To Full-Stack or Not To Full-Stack; That is the Question



One of the buzzwords that you will see in quantum computing is the term “Full-Stack”.  To those of you who are not familiar with this term, it means a company that intends on providing by themselves the complete quantum computing solutions including the chip, system, software, and cloud access.

This approach is similar to the pre-1981 classical computing industry where companies like IBM, CDC, Univac, Digital Equipment and others each offered their own incompatible computer systems with their own operating systems, compilers, and utility programs.  These were often called “closed systems”.  After 1981, the classical computing industry changed dramatically with the advent of the Personal Computer and the formation of the renowned Wintel (Microsoft-Intel) alliance.  After that companies offering personal computers used what has been called the “open system” approach.  They started to focus their offerings on specific pieces of the solutions, such as hardware or applications software or peripherals.  Systems from multiple manufacturers became standardized and compatible, prices dropped, shipment volumes increased and the industry boomed.

Examples of companies that appears to pursue the full-stack quantum approach today including IBM, Rigetti, Microsoft, D-Wave, and perhaps a few others.  While companies like Silicon Quantum Computing, Intel, and many of the software companies are only working to provide specific pieces of the solution and then partnering with others to provide the total experience to the end user.

There are arguments both pro and con for going full-stack.  To start with the pros, the most common reasons stated for going full-stack is that it improves the turn-around time for new development and that it also allows a company to make better optimizations in the hardware-software interface.  Companies will argue that by having full control of the wafer fab, system integration, and software they can try different approaches and iterate much more quickly to improve their product.  Working with vendors or partners will slow them down because the external organizations may have other priorities and require more steps to communicate with.  Similarly by having control of all the hardware, software, and system access they can better optimize the complete solution for the best performance and functionality.  They can make tradeoffs in one subsystem and compensate for it in another subsystem.  For example, Rigetti is promoting a classical-quantum hybrid approach for solving problems with features embedded in their hardware architecture to achieve this.  They are developing their own software to take advantage of this capability and the support for this capability might not be as good if they relied on external software.
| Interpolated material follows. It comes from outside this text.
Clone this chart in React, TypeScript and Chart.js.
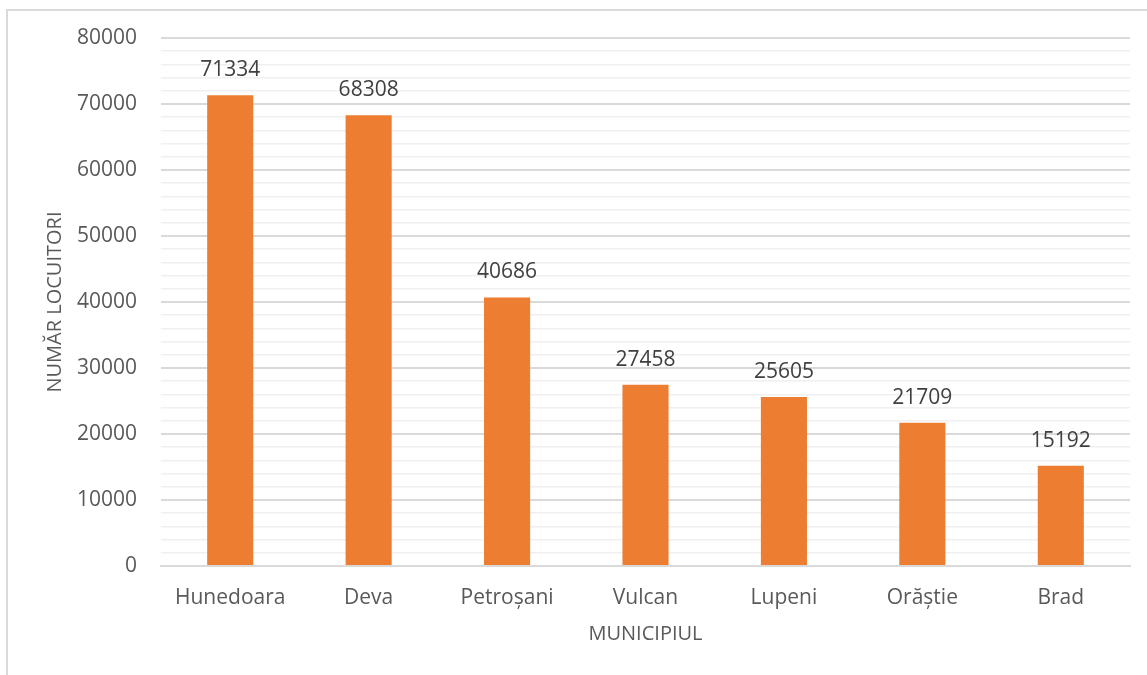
import React, { useEffect, useRef } from "react";
import { Chart, registerables } from "chart.js";

Chart.register(...registerables);

const categories = ["Hunedoara", "Deva", "Petroșani", "Vulcan", "Lupeni", "Orăștie", "Brad"];
const populationValues = [71334, 68308, 40686, 27458, 25605, 21709, 15192];
const yAxisMin = 0;
const yAxisMax = 80000;
const yMinorStep = 2000;
const yMajorStep = 10000;
const xAxisTitle = "MUNICIPIUL";
const yAxisTitle = "NUMĂR LOCUITORI";

const FONT = "'Open Sans', sans-serif";

const dataLabelPlugin = {
  id: "dataLabels",
  afterDatasetsDraw(chart: any) {
    const { ctx } = chart;
    const meta = chart.getDatasetMeta(0);
    ctx.save();
    ctx.font = `21px ${FONT}`;
    ctx.fillStyle = "#404040";
    ctx.textAlign = "center";
    ctx.textBaseline = "middle";
    meta.data.forEach((bar: any, i: number) => {
      const v = chart.data.datasets[0].data[i];
      ctx.fillText(String(v), bar.x, bar.y - 25);
    });
    ctx.restore();
  },
};

export default function App() {
  const canvasRef = useRef<HTMLCanvasElement | null>(null);

  useEffect(() => {
    if (!canvasRef.current) return;
    const chart = new Chart(canvasRef.current, {
      type: "bar",
      data: {
        labels: categories,
        datasets: [
          {
            data: populationValues,
            backgroundColor: "#ED7D31",
            borderWidth: 0,
            barPercentage: 0.333,
            categoryPercentage: 1,
          },
        ],
      },
      options: {
        animation: false,
        responsive: false,
        maintainAspectRatio: false,
        layout: { padding: { top: 38, right: 17, left: 0, bottom: 0 } },
        plugins: {
          legend: { display: false },
          tooltip: { enabled: false },
        },
        scales: {
          x: {
            grid: { display: false, drawTicks: false },
            border: { display: true, color: "#d9d9d9", width: 2 },
            ticks: {
              color: "#595959",
              font: { family: FONT, size: 21 },
              padding: 19,
              maxRotation: 0,
              autoSkip: false,
            },
            title: {
              display: true,
              text: xAxisTitle,
              color: "#595959",
              font: { family: FONT, size: 20 },
              padding: { top: 0, bottom: 29 },
            },
            afterFit(scale: any) {
              scale.height = 109;
            },
          },
          y: {
            min: yAxisMin,
            max: yAxisMax,
            grid: {
              drawTicks: false,
              color: (c: any) =>
                c.tick && c.tick.value % yMajorStep === 0 ? "#d9d9d9" : "#f0f0f0",
              lineWidth: (c: any) =>
                c.tick && c.tick.value % yMajorStep === 0 ? 2 : 1.5,
            },
            border: { display: false },
            ticks: {
              stepSize: yMinorStep,
              autoSkip: false,
              color: "#595959",
              font: { family: FONT, size: 21 },
              padding: 24,
              callback: (v: any) => (Number(v) % yMajorStep === 0 ? String(v) : ""),
            },
            title: {
              display: true,
              text: yAxisTitle,
              color: "#595959",
              font: { family: FONT, size: 20 },
              padding: { top: 43, bottom: 0 },
            },
            afterFit(scale: any) {
              scale.width = 161;
            },
          },
        },
      },
      plugins: [dataLabelPlugin],
    });
    return () => chart.destroy();
  }, []);

  return (
    <div
      style={{
        position: "fixed",
        left: 0,
        top: 0,
        width: 1147,
        height: 675,
        background: "#ffffff",
        overflow: "hidden",
      }}
    >
      <div
        style={{
          position: "absolute",
          left: 6,
          top: 9,
          width: 1200,
          height: 800,
          border: "2px solid #d9d9d9",
          boxSizing: "border-box",
        }}
      />
      <canvas
        ref={canvasRef}
        width={1147}
        height={675}
        style={{ position: "absolute", left: 0, top: 0, width: 1147, height: 675 }}
      />
    </div>
  );
}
However, there are also significant cons with going the full-stack approach.  The most significant is that it will require a much larger amount of engineering resources to succeed.   Not only will this require a larger investment, but it also is a more significant management challenge to keep under control a much larger breadth of activity.  Companies will need to hire engineers and manage activities in such diverse areas as wafer fab, system mechanical engineering, electronic control systems, operating system software, applications software, cloud access software, etc.  Even a large company like Microsoft may have a challenge in some areas.  They will need a wafer fab to build their topological qubits and Microsoft has never previously been in the fabrication business.  It will be interesting to see whether Microsoft decides to build their own fab or work with an external foundry to manufacture their chips.

Savvy players can sometimes take advantage of external resources to gain an advantage.   In the early days of the personal computer, Compaq Computer achieved great success by cloning the IBM Personal Computer and offering a system that was both faster and cheaper than those offered by IBM.   They achieved this because they focussed all their efforts on the hardware and did not have to worry about the software.  Not so great perhaps for IBM, but it was a huge success for Compaq as well as users who benefited from the increased competition.

So our expectation is that you will see both approaches for a while.  Quantum technology is still quite new and the problem with trying to standardize an architecture and create an open system standard at this point is that it may be premature.  An attempt to create a standard now may end up standardizing the wrong thing.  However, we are strong believers in partnerships and would encourage the quantum companies to establish those partnerships wherever they can.  No one company can do everything all the time and the more we can have different companies work together the quicker we will see the technology develop and the faster the industry will grow.